DIRECTION — Locate each line of the material that contains "recreates", then return it.

•••

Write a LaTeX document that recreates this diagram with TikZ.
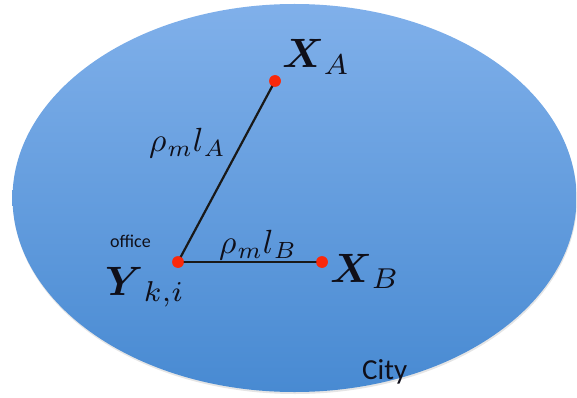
\documentclass[tikz,border=0pt]{standalone}
\usepackage{graphicx}
\usepackage{fontspec}
\newfontfamily\carlito{Carlito}
\usepackage{amsmath,bm}
\definecolor{cityTop}{RGB}{128,176,234}
\definecolor{cityMid}{RGB}{90,154,222}
\definecolor{cityBot}{RGB}{72,138,210}
\definecolor{dotred}{RGB}{250,40,10}
\definecolor{txt}{RGB}{15,15,25}
\newcommand{\mybigmath}[1]{\scalebox{4.1}{#1}}
\newcommand{\mymidmath}[1]{\scalebox{3.35}{#1}}
\tikzset{
  pt/.style={circle,fill=dotred,inner sep=0pt,minimum size=11.5pt},
  link/.style={draw=black!90,line width=2.2pt},
  lbl/.style={inner sep=0pt,anchor=base west,text=txt}
}
\begin{document}
\begin{tikzpicture}[x=1pt,y=-1pt]
\useasboundingbox (0,0) rectangle (577,398);
\fill[black!20,opacity=0.5] (295,200) ellipse [x radius=282, y radius=194];
\shade[top color=cityTop,middle color=cityMid,bottom color=cityBot] (294.5,198) ellipse [x radius=282, y radius=194];
\node[pt] (A) at (275,81) {};
\node[pt] (Y) at (178,262) {};
\node[pt] (B) at (322,262) {};
\draw[link] (Y.center) -- (A.center);
\draw[link] (Y.center) -- (B.center);
\node[pt] at (A) {};
\node[pt] at (Y) {};
\node[pt] at (B) {};
\node[lbl] (XA) at (282,68) {\mybigmath{$\bm{X}_{\hspace{0.6pt}A}$}};
\node[lbl] (XB) at (330,282) {\mybigmath{$\bm{X}_{\hspace{0.6pt}B}$}};
\node[lbl] (Yk) at (105,295) {\mybigmath{$\bm{Y}_{\hspace{2.6pt}k,i}$}};
\node[lbl] (lA) at (149,151) {\mymidmath{$\rho_{\hspace{0.3pt}m} l_{\hspace{0.3pt}A}$}};
\node[lbl] (lB) at (219,253) {\mymidmath{$\rho_{\hspace{0.3pt}m} l_{\hspace{0.3pt}B}$}};
\node[lbl,font=\carlito\fontsize{18}{18}\selectfont] (off) at (110,247) {office};
\node[lbl,font=\carlito\fontsize{29}{29}\selectfont] (city) at (362,379) {City};
\end{tikzpicture}
\end{document}
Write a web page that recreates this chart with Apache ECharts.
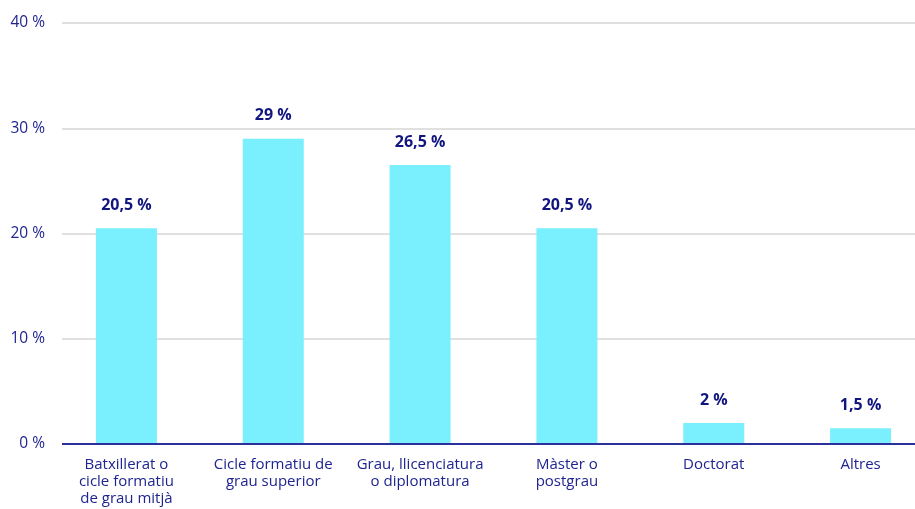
<!DOCTYPE html>
<html>
<head>
<meta charset="utf-8">
<script src="https://cdn.jsdelivr.net/npm/echarts@6/dist/echarts.min.js"></script>
<style>
  html, body { margin: 0; padding: 0; background: #fff; }
  #main { width: 915px; height: 509px; }
</style>
</head>
<body>
<div id="main"></div>
<script>
// categories and values
var categories = [
  'Batxillerat o\ncicle formatiu\nde grau mitjà',
  'Cicle formatiu de\ngrau superior',
  'Grau, llicenciatura\no diplomatura',
  'Màster o\npostgrau',
  'Doctorat',
  'Altres'
];
var values = [20.5, 29, 26.5, 20.5, 2, 1.5];
var yTicks = [0, 10, 20, 30, 40];

var navy = '#1f2490';
var font = '"Open Sans", "Noto Sans", sans-serif';

var chart = echarts.init(document.getElementById('main'), null, { renderer: 'canvas' });

chart.setOption({
  backgroundColor: '#ffffff',
  animation: false,
  grid: [
    // bars
    { left: 53, top: 23, width: 881, height: 421, outerBoundsMode: 'none', containLabel: false },
    // gridlines, y labels, axis line
    { left: 62, top: 23, right: 0, height: 421, outerBoundsMode: 'none', containLabel: false }
  ],
  xAxis: [
    {
      gridIndex: 0,
      type: 'category',
      data: categories,
      axisLine: { show: false },
      axisTick: { show: false },
      axisLabel: {
        color: navy,
        fontFamily: font,
        fontSize: 15,
        lineHeight: 17,
        margin: 12,
        interval: 0
      }
    },
    {
      gridIndex: 1,
      type: 'value',
      min: 0,
      max: 1,
      show: true,
      axisLine: { show: false },
      axisTick: { show: false },
      axisLabel: { show: false },
      splitLine: { show: false }
    }
  ],
  yAxis: [
    {
      gridIndex: 0,
      type: 'value',
      min: 0,
      max: 40,
      interval: 10,
      show: false
    },
    {
      gridIndex: 1,
      type: 'value',
      min: yTicks[0],
      max: yTicks[yTicks.length - 1],
      interval: 10,
      axisLine: { show: false },
      axisTick: { show: false },
      axisLabel: {
        color: navy,
        fontFamily: font,
        fontSize: 15.5,
        margin: 17,
        formatter: function (v) { return v + ' %'; }
      },
      splitLine: { lineStyle: { color: '#e0e0e0', width: 2 } }
    }
  ],
  series: [
    {
      type: 'bar',
      xAxisIndex: 0,
      yAxisIndex: 0,
      data: values,
      barWidth: 61,
      z: 3,
      itemStyle: { color: '#7aeffd' },
      label: {
        show: true,
        position: 'top',
        distance: 15,
        color: '#11167f',
        fontFamily: font,
        fontWeight: 'bold',
        fontSize: 16,
        formatter: function (p) { return String(p.value).replace('.', ',') + ' %'; }
      }
    },
    {
      // baseline drawn on the second grid
      type: 'line',
      xAxisIndex: 1,
      yAxisIndex: 1,
      data: [[0, 0], [1, 0]],
      symbol: 'none',
      silent: true,
      z: 4,
      lineStyle: { color: '#2b309c', width: 2 }
    }
  ]
});
</script>
</body>
</html>
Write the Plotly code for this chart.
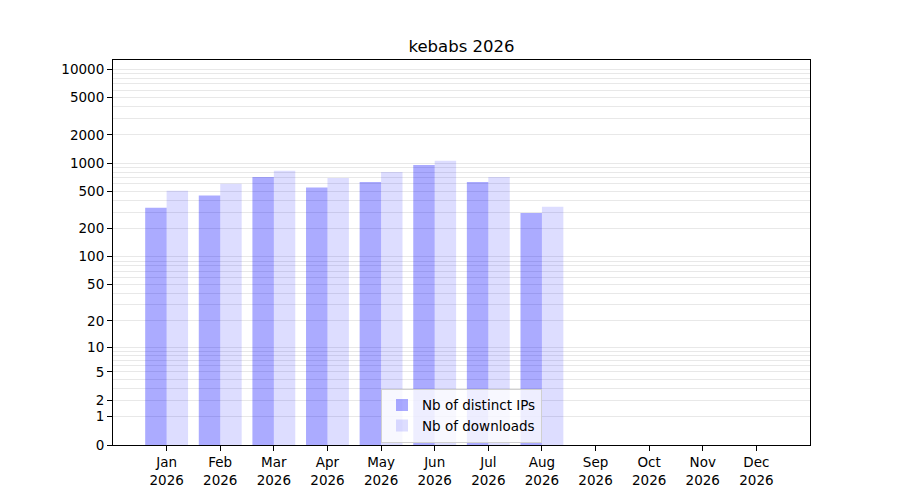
import plotly.graph_objects as go

# monthly stats, 2026 (log(1+x) y scale in the original)
months = ["Jan", "Feb", "Mar", "Apr", "May", "Jun", "Jul", "Aug", "Sep", "Oct", "Nov", "Dec"]
year = "2026"
distinct_ips = [334, 452, 714, 549, 632, 959, 632, 295, None, None, None, None]
downloads = [507, 602, 828, 697, 807, 1059, 714, 342, None, None, None, None]

y_labels = [0, 1, 2, 5, 10, 20, 50, 100, 200, 500, 1000, 2000, 5000, 10000]
decades = [1, 10, 100, 1000, 10000]
minor_vals = [m * d for d in (1, 10, 100, 1000) for m in range(2, 10)]

x_idx = list(range(len(months)))
tick_text = [f"{m}<br>{year}" for m in months]

fig = go.Figure()
fig.add_trace(go.Bar(
    x=x_idx, y=distinct_ips, base=1, width=0.4, offset=-0.4,
    name="Nb of distinct IPs", marker=dict(color="rgba(0,0,255,0.33)", line_width=0),
))
fig.add_trace(go.Bar(
    x=x_idx, y=downloads, base=1, width=0.4, offset=0,
    name="Nb of downloads", marker=dict(color="rgba(0,0,255,0.135)", line_width=0),
))

font = dict(family="DejaVu Sans", size=13.5, color="black")
# page body has an 8px margin, so the figure is 884x484 inside a 900x500 window
fig.update_layout(
    width=884, height=484,
    margin=dict(l=105, r=82, t=52, b=47),
    plot_bgcolor="white", paper_bgcolor="white",
    font=font,
    barmode="overlay",
    showlegend=True,
    title=dict(text="kebabs 2026", x=0.5, xref="paper", xanchor="center",
               y=0.921, yref="container", yanchor="middle",
               font=dict(family="DejaVu Sans", size=16.5, color="black")),
    legend=dict(x=0.5, xanchor="center", y=0.006, yanchor="bottom",
                bgcolor="rgba(255,255,255,0.8)", bordercolor="#d0d0d0", borderwidth=1,
                font=font, tracegroupgap=0),
    xaxis=dict(
        range=[-1, 12], tickvals=x_idx, ticktext=tick_text, automargin=False,
        showgrid=False, zeroline=False,
        showline=True, linecolor="black", linewidth=1, mirror=True,
        ticks="outside", ticklen=5, tickcolor="black",
    ),
    yaxis=dict(
        type="log", range=[0, 4.099], automargin=False,
        tickvals=[1 + v for v in y_labels], ticktext=[str(v) for v in y_labels],
        showgrid=True, gridcolor="#e8e8e8", gridwidth=1,
        minor=dict(tickvals=[1 + v for v in minor_vals], showgrid=True,
                   gridcolor="#e8e8e8", ticks=""),
        showline=True, linecolor="black", linewidth=1, mirror=True,
        ticks="outside", ticklen=5, tickcolor="black",
    ),
    yaxis2=dict(
        type="log", range=[0, 4.099], overlaying="y", automargin=False,
        tickvals=[1 + v for v in decades], showticklabels=False,
        showgrid=True, gridcolor="#c8c8c8", gridwidth=1,
        showline=False, ticks="",
    ),
)

fig.write_html("out.html")
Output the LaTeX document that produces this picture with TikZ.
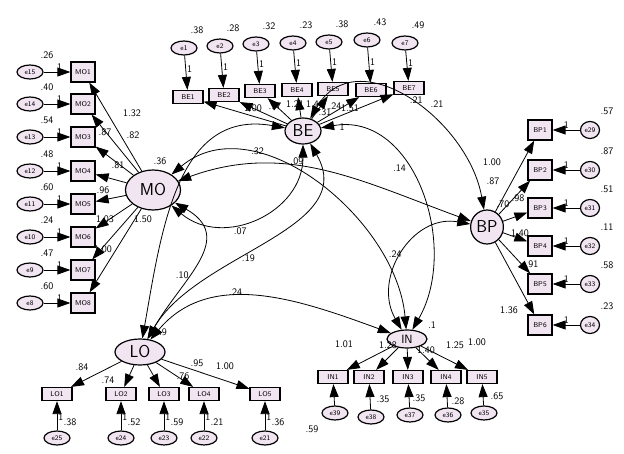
\documentclass[tikz,border=0pt]{standalone}
\usepackage{tikz}
\usetikzlibrary{arrows.meta,shapes.geometric}
\tikzset{obs/.style={draw,very thick,fill=violet!10,rectangle,minimum width=24pt,minimum height=20pt,inner sep=1pt,font=\sffamily\scriptsize},
  obsw/.style={obs,minimum height=13pt,minimum width=30pt},
  err/.style={draw,very thick,fill=violet!10,ellipse,minimum width=26pt,minimum height=14pt,inner sep=0pt,font=\sffamily\scriptsize},
  lat/.style={draw,very thick,fill=violet!10,ellipse,inner sep=1pt,font=\sffamily\LARGE},
  num/.style={font=\sffamily,inner sep=1pt},
  ld/.style={-{Triangle[length=13pt,width=9pt]},thick},
  cov/.style={{Triangle[length=13pt,width=9pt]}-{Triangle[length=13pt,width=9pt]},thick}}
\begin{document}
\begin{tikzpicture}[x=1pt,y=-1pt]
        \useasboundingbox (0,0) rectangle (624,454);

          %latent factors
          \node[lat,minimum width=55pt,minimum height=40pt] (MO) at (153,190) {MO};
          \node[lat,minimum width=36pt,minimum height=26pt] (BE) at (303,131) {BE};
          \node[lat,minimum width=26pt,minimum height=34pt] (BP) at (487,227) {BP};
          \node[lat,minimum width=50pt,minimum height=26pt] (LO) at (140,352) {LO};
          \node[lat,minimum width=40pt,minimum height=18pt,font=\sffamily\large] (IN) at (407,339) {IN};

          %MO indicators
          \foreach \i/\y/\e/\v in {1/72/15/.26,2/104/14/.40,3/137/13/.54,4/171/12/.48,5/204/11/.60,6/237/10/.24,7/270/9/.47,8/303/8/.60}{
            \node[obs] (MO\i) at (83,\y) {MO\i};
            \node[err] (e\e) at (30,\y) {e\e};
            \node[num] at (47,\y-17) {\v};
            \draw[ld] (e\e) -- node[num,above,pos=0.6] {1} (MO\i);
            \draw[ld] (MO) -- (MO\i);
          }
          \node[num] at (132,113) {1.32};
          \node[num] at (105,132) {.87};
          \node[num] at (133,135) {.82};
          \node[num] at (118,165) {.81};
          \node[num] at (103,190) {.96};
          \node[num] at (105,219) {1.03};
          \node[num] at (143,219) {1.50};
          \node[num] at (103,249) {1.00};
          \node[num] at (160,161) {.36};

          %BE indicators
          \foreach \i/\x/\y/\ey/\v in {1/188/97/48/.38,2/224/95/46/.28,3/260/91/44/.32,4/297/90/43/.23,5/333/89/42/.38,6/371/90/40/.43,7/409/88/43/.49}{
            \node[obsw] (BE\i) at (\x,\y) {BE\i};
            \node[err] (e\i) at (\x-4,\ey) {e\i};
            \node[num] at (\x+9,\ey-18) {\v};
            \draw[ld] (e\i) -- node[num,right,pos=0.4] {1} (BE\i);
            \draw[ld] (BE) -- (BE\i);
          }
          \node[num] at (253,108) {1.00};
          \node[num] at (275,106) {.97};
          \node[num] at (295,104) {1.21};
          \node[num] at (315,104) {1.40};
          \node[num] at (335,106) {.24};
          \node[num] at (350,108) {1.51};
          \node[num] at (325,112) {.31};
          \node[num] at (342,127) {1};
          \node[num] at (437,104) {.21};

          %BP indicators
          \foreach \i/\y/\e/\v in {1/130/29/.57,2/170/30/.87,3/208/31/.51,4/246/32/.11,5/284/33/.58,6/325/34/.23}{
            \node[obs] (BP\i) at (540,\y) {BP\i};
            \node[err,minimum width=19pt,minimum height=17pt] (e\e) at (590,\y) {e\e};
            \node[num] at (607,\y-19) {\v};
            \draw[ld] (e\e) -- node[num,above] {1} (BP\i);
            \draw[ld] (BP) -- (BP\i);
          }
          \node[num] at (492,162) {1.00};
          \node[num] at (493,181) {.87};
          \node[num] at (503,204) {.70};
          \node[num] at (518,198) {.98};
          \node[num] at (520,233) {1.40};
          \node[num] at (532,264) {.91};
          \node[num] at (509,310) {1.36};

          %LO indicators
          \foreach \i/\x/\e/\v in {1/57/25/.38,2/121/24/.52,3/164/23/.59,4/204/22/.21,5/265/21/.36}{
            \node[obsw] (LO\i) at (\x,394) {LO\i};
            \node[err] (e\e) at (\x,438) {e\e};
            \draw[ld] (e\e) -- node[num,right,pos=0.45] {1} (LO\i);
            \node[num] at (\x+13,422) {\v};
            \draw[ld] (LO) -- (LO\i);
          }
          \node[num] at (82,367) {.84};
          \node[num] at (108,380) {.74};
          \node[num] at (183,376) {.76};
          \node[num] at (197,363) {.95};
          \node[num] at (225,366) {1.00};
          \node[num] at (163,332) {.9};

          %IN indicators
          \foreach \i/\x/\ey/\e in {1/333/413/39,2/369/417/38,3/408/415/37,4/446/415/36,5/482/413/35}{
            \node[obsw] (IN\i) at (\x,377) {IN\i};
            \node[err] (e\e) at (\x+2,\ey) {e\e};
            \draw[ld] (e\e) -- (IN\i);
            \draw[ld] (IN) -- (IN\i);
          }
          \node[num] at (383,399) {.35};
          \node[num] at (419,398) {.35};
          \node[num] at (458,401) {.28};
          \node[num] at (497,396) {.65};
          \node[num] at (312,429) {.59};
          \node[num] at (344,344) {1.01};
          \node[num] at (388,345) {1.28};
          \node[num] at (426,350) {1.40};
          \node[num] at (455,345) {1.25};
          \node[num] at (477,342) {1.00};

          %covariances
          \draw[cov] (MO) to[out=-40,in=-90,looseness=1.2] node[num,pos=0.4,below=4pt] {.07} (BE);
          \draw[cov] (MO) to[out=40,in=95,looseness=1] node[num,pos=0.3,above] {.32} (IN);
          \draw[cov] (MO) to[out=20,in=160,looseness=1] node[num,pos=0.4,above] {.09} (BP);
          \draw[cov] (MO) to[out=-30,in=60,looseness=1.3] node[num,pos=0.6,left] {.10} (LO);
          \draw[cov] (BE) to[out=60,in=100,looseness=1.2] node[num,pos=0.5,right] {.21} (BP);
          \draw[cov] (BE) to[out=170,in=80,looseness=1.1] (LO);
          \draw[cov] (BE) to[out=-60,in=60,looseness=1] node[num,pos=0.6,right] {.19} (LO);
          \draw[cov] (BE) to[out=10,in=60,looseness=1.1] node[num,pos=0.4,left] {.14} (IN);
          \draw[cov] (LO) to[out=50,in=160,looseness=1] node[num,pos=0.4,above] {.24} (IN);
          \draw[cov] (BP) to[out=170,in=120,looseness=1.2] node[num,pos=0.5,left] {.24} (IN);
          \node[num] at (432,325) {.1};

        \end{tikzpicture}
\end{document}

•••

TASK SOLUTION —
Write a LaTeX document that recreates this diagram with TikZ.
Write a web page that recreates this chart with Apache ECharts.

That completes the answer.